■ **What you should do**
Print the listing from its top line through the line containing "import plotly.graph_objects as go", nothing more, and leave out the pictures.

■ **Given information**
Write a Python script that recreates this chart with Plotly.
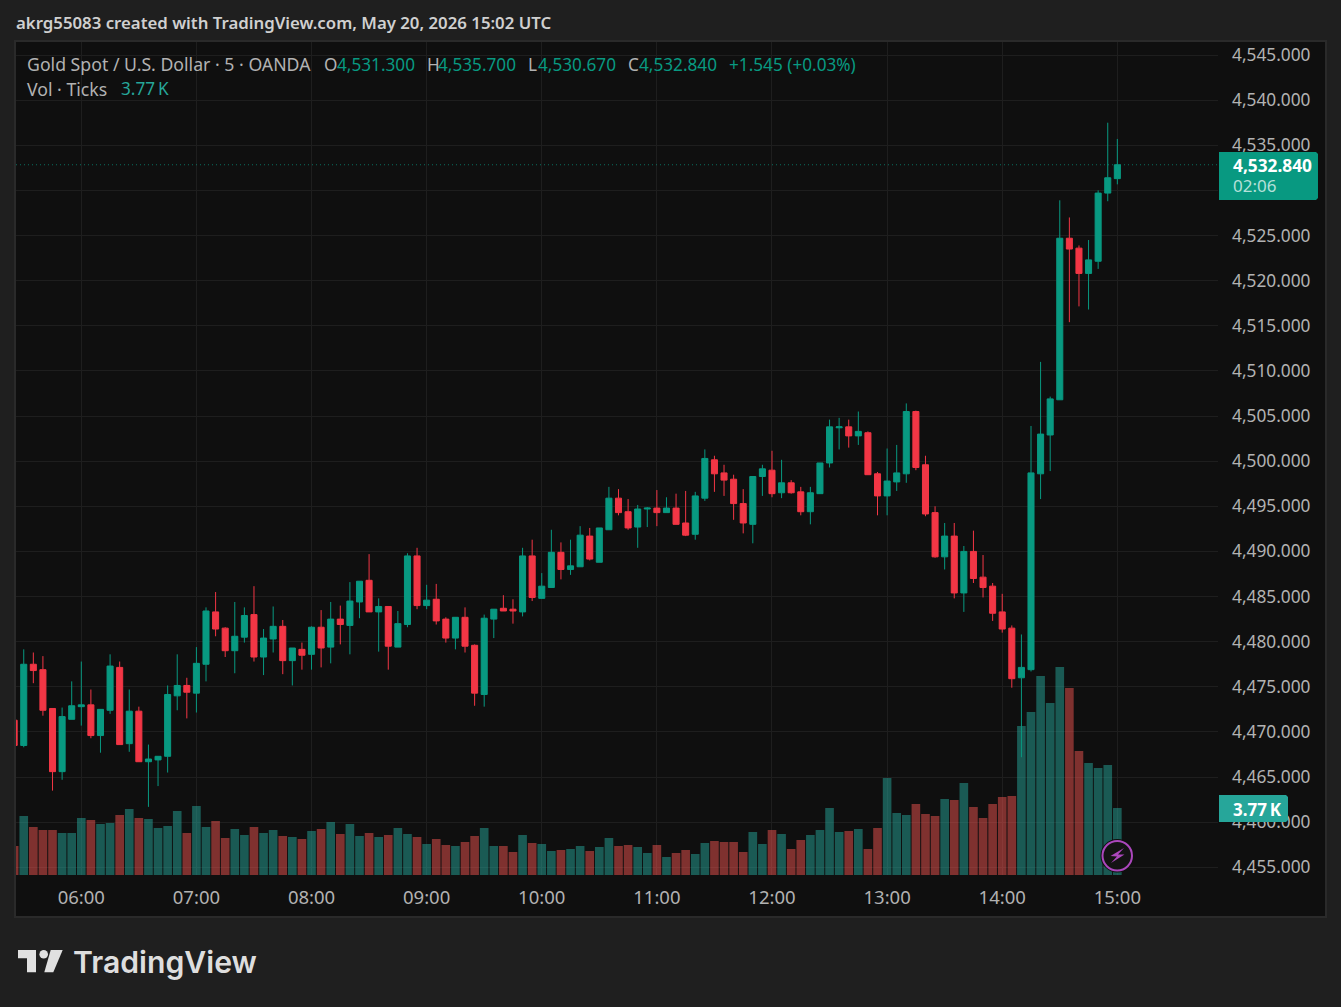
import pandas as pd
import plotly.graph_objects as go

# --- data (5 minute bars, first bar 05:25 UTC) ---
opens = [
    4471.3, 4468.5, 4477.5, 4476.9, 4472.6, 4465.6, 4471.4, 4472.8, 4473.0, 4469.6, 4472.4, 4477.15,
    4468.7, 4472.3, 4466.7, 4466.9, 4467.3, 4474.0, 4475.15, 4474.3, 4477.5, 4483.3, 4481.5, 4479.0,
    4480.5, 4483.0, 4478.3, 4480.3, 4481.7, 4477.9, 4479.15, 4478.6, 4481.6, 4479.4, 4482.5, 4481.8,
    4484.4, 4486.8, 4483.3, 4483.9, 4479.4, 4481.9, 4489.5, 4484.0, 4484.7, 4482.5, 4480.4, 4482.7,
    4479.6, 4474.15, 4482.5, 4483.7, 4483.6, 4483.3, 4489.5, 4484.8, 4486.0, 4489.9, 4488.0, 4488.3,
    4491.7, 4488.8, 4492.4, 4495.9, 4494.4, 4492.7, 4494.7, 4494.8, 4494.3, 4494.8, 4493.15, 4491.9,
    4495.9, 4500.15, 4498.7, 4498.0, 4495.3, 4493.0, 4498.3, 4499.0, 4496.5, 4497.6, 4496.6, 4494.4,
    4496.4, 4499.8, 4503.7, 4503.8, 4502.8, 4503.15, 4498.6, 4496.15, 4497.7, 4498.6, 4505.5, 4499.6,
    4494.3, 4489.4, 4491.7, 4485.4, 4490.0, 4487.15, 4486.15, 4483.3, 4481.5, 4476.0, 4476.9, 4498.6,
    4502.9, 4506.8, 4524.7, 4523.6, 4520.8, 4522.15, 4529.7, 4531.3,
]
highs = [
    4471.3, 4479.15, 4478.8, 4478.4, 4472.6, 4472.7, 4475.6, 4477.8, 4474.7, 4472.5, 4478.6, 4477.8,
    4474.7, 4472.8, 4468.6, 4467.3, 4475.15, 4478.6, 4476.0, 4479.4, 4483.8, 4485.5, 4481.6, 4484.4,
    4483.8, 4486.15, 4481.4, 4483.9, 4482.4, 4479.3, 4479.9, 4481.7, 4483.5, 4484.4, 4484.0, 4486.6,
    4486.7, 4489.7, 4484.8, 4483.9, 4483.4, 4489.8, 4490.4, 4486.3, 4486.4, 4482.7, 4482.7, 4483.8,
    4479.7, 4483.0, 4483.6, 4485.15, 4484.7, 4490.4, 4491.3, 4487.6, 4492.4, 4491.0, 4491.3, 4492.8,
    4492.6, 4492.6, 4497.15, 4496.9, 4495.8, 4495.15, 4494.9, 4496.8, 4496.0, 4496.4, 4496.7, 4496.6,
    4501.3, 4500.6, 4499.6, 4498.5, 4496.9, 4498.3, 4499.6, 4501.15, 4500.15, 4497.9, 4497.15, 4497.15,
    4499.8, 4504.6, 4504.8, 4504.6, 4505.5, 4503.3, 4498.8, 4501.4, 4501.8, 4506.4, 4505.6, 4500.6,
    4495.0, 4493.15, 4493.15, 4490.6, 4492.3, 4489.6, 4486.5, 4485.3, 4481.8, 4480.8, 4503.9, 4511.0,
    4507.15, 4528.9, 4527.0, 4523.9, 4524.5, 4530.0, 4537.5, 4535.7,
]
lows = [
    4468.5, 4468.3, 4475.4, 4471.8, 4463.5, 4464.7, 4471.4, 4470.7, 4469.3, 4467.7, 4472.0, 4468.6,
    4467.8, 4466.7, 4461.7, 4464.0, 4465.5, 4472.4, 4471.5, 4472.15, 4475.6, 4480.6, 4478.3, 4476.5,
    4479.9, 4477.8, 4476.3, 4478.8, 4476.4, 4475.15, 4476.9, 4476.9, 4477.15, 4477.6, 4479.7, 4478.6,
    4482.6, 4483.3, 4478.9, 4476.9, 4479.4, 4481.6, 4483.6, 4483.6, 4481.9, 4479.9, 4479.15, 4478.8,
    4472.9, 4472.8, 4480.4, 4483.4, 4482.0, 4482.8, 4484.5, 4484.8, 4486.0, 4486.9, 4487.4, 4488.3,
    4489.0, 4488.8, 4492.4, 4494.0, 4492.4, 4490.4, 4492.7, 4492.8, 4494.3, 4493.0, 4491.7, 4491.3,
    4495.6, 4496.6, 4496.15, 4493.5, 4492.0, 4490.9, 4496.15, 4496.0, 4495.9, 4496.4, 4494.0, 4493.0,
    4496.4, 4499.3, 4501.3, 4501.5, 4501.8, 4498.5, 4494.0, 4494.0, 4496.7, 4497.6, 4499.0, 4493.9,
    4489.3, 4488.0, 4484.8, 4483.3, 4486.5, 4484.9, 4482.3, 4481.0, 4474.9, 4467.2, 4476.7, 4495.8,
    4498.9, 4506.8, 4515.4, 4517.15, 4516.8, 4521.3, 4528.8, 4530.67,
]
closes = [
    4468.5, 4477.5, 4476.8, 4472.4, 4465.6, 4471.7, 4472.9, 4473.0, 4469.6, 4472.5, 4477.3, 4468.6,
    4472.3, 4466.7, 4467.0, 4467.3, 4474.15, 4475.15, 4474.4, 4477.6, 4483.4, 4481.4, 4479.0, 4480.6,
    4482.9, 4478.3, 4480.4, 4481.7, 4477.9, 4479.3, 4478.5, 4481.6, 4479.3, 4482.5, 4481.9, 4484.5,
    4486.7, 4483.3, 4483.9, 4479.5, 4482.0, 4489.5, 4484.0, 4484.6, 4482.3, 4480.4, 4482.7, 4479.5,
    4474.3, 4482.6, 4483.6, 4483.4, 4483.4, 4489.5, 4484.9, 4486.15, 4489.9, 4488.0, 4488.4, 4491.8,
    4489.15, 4492.6, 4495.9, 4494.3, 4492.6, 4494.7, 4494.8, 4494.3, 4494.8, 4493.0, 4491.8, 4496.15,
    4500.3, 4498.6, 4497.9, 4495.3, 4493.15, 4498.3, 4499.15, 4496.4, 4497.6, 4496.5, 4494.4, 4496.5,
    4499.8, 4503.8, 4503.8, 4502.8, 4503.3, 4498.5, 4496.15, 4497.8, 4498.7, 4505.5, 4499.3, 4494.15,
    4489.4, 4491.7, 4485.4, 4490.0, 4487.0, 4486.0, 4483.15, 4481.4, 4475.9, 4477.15, 4498.7, 4503.0,
    4506.9, 4524.7, 4523.5, 4520.8, 4522.3, 4529.7, 4531.4, 4532.84,
]
volumes = [
    1632, 3320, 2701, 2533, 2533, 2364, 2364, 3208, 3095, 2870, 2927, 3377,
    3714, 3208, 3152, 2645, 2758, 3602, 2364, 3883, 2701, 3039, 2082, 2589,
    2251, 2701, 2364, 2533, 2195, 2139, 2026, 2476, 2589, 2983, 2307, 2870,
    2195, 2364, 2139, 2251, 2645, 2307, 2139, 1745, 2026, 1688, 1632, 1857,
    2195, 2645, 1632, 1632, 1294, 2251, 1801, 1745, 1351, 1407, 1463, 1632,
    1351, 1576, 2082, 1632, 1688, 1576, 1238, 1688, 1013, 1238, 1407, 1182,
    1801, 1913, 1857, 1857, 1294, 2420, 1745, 2533, 2307, 1463, 1970, 2251,
    2533, 3770, 2420, 2476, 2589, 1463, 2645, 5459, 3489, 3377, 3996, 3433,
    3320, 4277, 4221, 5178, 3827, 3208, 3996, 4390, 4446, 8386, 9174, 11200,
    9680, 11706, 10524, 6979, 6303, 6022, 6191, 3770,
]
hour_ticks = ["2026-05-20 %02d:00" % h for h in range(6, 16)]
hour_labels = ["06:00", "07:00", "08:00", "09:00", "10:00", "11:00", "12:00", "13:00", "14:00", "15:00"]
price_ticks = [4455, 4460, 4465, 4470, 4475, 4480, 4485, 4490, 4495, 4500,
               4505, 4510, 4515, 4520, 4525, 4530, 4535, 4540, 4545]
last_price = 4532.84

# --- colours and page geometry ---
UP, DOWN = "#089981", "#F23645"
VOL_UP, VOL_DOWN = "rgba(38,166,154,0.5)", "rgba(239,83,80,0.5)"
VOL_TEAL = "#26a69a"
TEXT = "#b2b2b2"
FONT = "Noto Sans"
W, H = 1341, 1007
L, R, T, B = 16, 1218, 42, 875


def px(x):
    return (x - L) / (R - L)


def py(y):
    return (B - y) / (B - T)


def label(text, x, y, color=TEXT, size=17.2, weight=None, family=FONT):
    return dict(text=text, xref="paper", yref="paper", x=px(x), y=py(y), xanchor="left", yanchor="middle",
                showarrow=False, borderpad=0, font=dict(family=family, size=size, color=color, weight=weight))


def box(x0, y0, x1, y1, **kw):
    return dict(type="rect", xref="paper", yref="paper", x0=px(x0), y0=py(y0), x1=px(x1), y1=py(y1), **kw)


def poly(points, color):
    path = "M " + " L ".join("%.5f %.5f" % (px(a), py(b)) for a, b in points) + " Z"
    return dict(type="path", xref="paper", yref="paper", path=path, fillcolor=color, line_width=0)


def tag(x0, y0, x1, y1, color):
    # price tag with slightly cut right corners
    return poly([(x0, y0), (x1 - 2, y0), (x1, y0 + 2), (x1, y1 - 2), (x1 - 2, y1), (x0, y1)], color)


times = pd.date_range("2026-05-20 05:25", periods=len(closes), freq="5min")

# --- build plot ---
fig = go.Figure()
fig.add_trace(go.Bar(
    x=times, y=volumes, yaxis="y", showlegend=False,
    marker=dict(color=[VOL_UP if c >= o else VOL_DOWN for o, c in zip(opens, closes)], line_width=0),
))
fig.add_trace(go.Candlestick(
    x=times, open=opens, high=highs, low=lows, close=closes, yaxis="y2", showlegend=False,
    whiskerwidth=0,
    increasing=dict(line=dict(color=UP, width=1), fillcolor=UP),
    decreasing=dict(line=dict(color=DOWN, width=1), fillcolor=DOWN),
))

shapes = [
    box(15, 41, 1326, 917, fillcolor="#0f0f0f", line=dict(color="#2a2a2a", width=2), layer="below"),
    dict(type="line", xref="paper", yref="y2", x0=0, x1=1, y0=last_price, y1=last_price, opacity=0.7,
         line=dict(color=UP, width=1, dash="1px,3px")),
    tag(1219, 152, 1318, 200, UP),
    tag(1219, 795, 1288, 822, VOL_TEAL),
    # replay bolt badge
    dict(type="circle", xref="paper", yref="paper", x0=px(1100.5), y0=py(872.5), x1=px(1134), y1=py(839),
         fillcolor="#0f0f0f", line_width=0),
    dict(type="circle", xref="paper", yref="paper", x0=px(1102.5), y0=py(870.5), x1=px(1132), y1=py(841),
         fillcolor="#131313", line=dict(color="#ab47bc", width=2)),
    poly([(1124, 848), (1110.5, 856), (1117, 856.5), (1111, 863), (1124.5, 854.5), (1118, 854.5)], "#ab47bc"),
    # TradingView mark
    poly([(18, 950), (36, 950), (36, 972.3), (27, 972.3), (27, 958.3), (18, 958.3)], "#e0e0e0"),
    dict(type="circle", xref="paper", yref="paper", x0=px(39.4), y0=py(958.6), x1=px(48), y1=py(950),
         fillcolor="#e0e0e0", line_width=0),
    poly([(50.7, 950), (62.7, 950), (53.3, 972.3), (44.3, 972.3)], "#e0e0e0"),
]

annotations = [
    label("akrg55083 created with TradingView.com, May 20, 2026 15:02 UTC", 15, 23, "#d0d0d0", 16.8, 600),
    label("Gold Spot / U.S. Dollar · 5 · OANDA", 26, 64, size=17.7),
    label("O", 323, 64),
    label("4,531.300", 336, 64, UP),
    label("H", 426, 64),
    label("4,535.700", 437, 64, UP),
    label("L", 527, 64),
    label("4,530.670", 537, 64, UP),
    label("C", 627, 64),
    label("4,532.840", 638, 64, UP),
    label("+1.545 (+0.03%)", 728, 64, UP),
    label("Vol · Ticks", 26, 89, size=17.7),
    label("3.77\u2009K", 120, 89, VOL_TEAL),
    label("4,532.840", 1232, 165, "#ffffff", 17.3, 700),
    label("02:06", 1232, 186, "#b5e0d9", 17),
    label("3.77\u2009K", 1232, 809, "#ffffff", 17, 700),
    label("TradingView", 72, 962, "#dedede", 30.2, 600, "Inter"),
]

fig.update_layout(
    width=W, height=H,
    margin=dict(l=L, r=W - R, t=T, b=H - B, pad=0),
    paper_bgcolor="#1f1f1f", plot_bgcolor="#0f0f0f",
    font=dict(family=FONT, size=17, color=TEXT),
    bargap=0.1, boxgap=0.1, hovermode=False,
    shapes=shapes, annotations=annotations,
    xaxis=dict(
        type="date", range=["2026-05-20 05:25:58", "2026-05-20 15:52:28"], rangeslider_visible=False,
        tickvals=hour_ticks, ticktext=hour_labels, ticks="", ticklabelstandoff=9,
        tickfont=dict(size=18.5),
        showgrid=True, gridcolor="#1e1e1e", gridwidth=1, zeroline=False, showline=False,
    ),
    yaxis=dict(range=[0, 46882], visible=False, showgrid=False, zeroline=False),
    yaxis2=dict(
        overlaying="y", side="right", anchor="x", range=[4454.15, 4546.44],
        tickvals=price_ticks, tickformat=",.3f", ticks="", ticklabelstandoff=13,
        tickfont=dict(size=17.3),
        showgrid=True, gridcolor="#1e1e1e", gridwidth=1, zeroline=False, showline=False,
    ),
)

fig.write_html("out.html", config={"displayModeBar": False}, post_script="document.body.style.margin='0';")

■ **Output below**
Write a Python script that recreates this chart with Plotly.
import pandas as pd
import plotly.graph_objects as go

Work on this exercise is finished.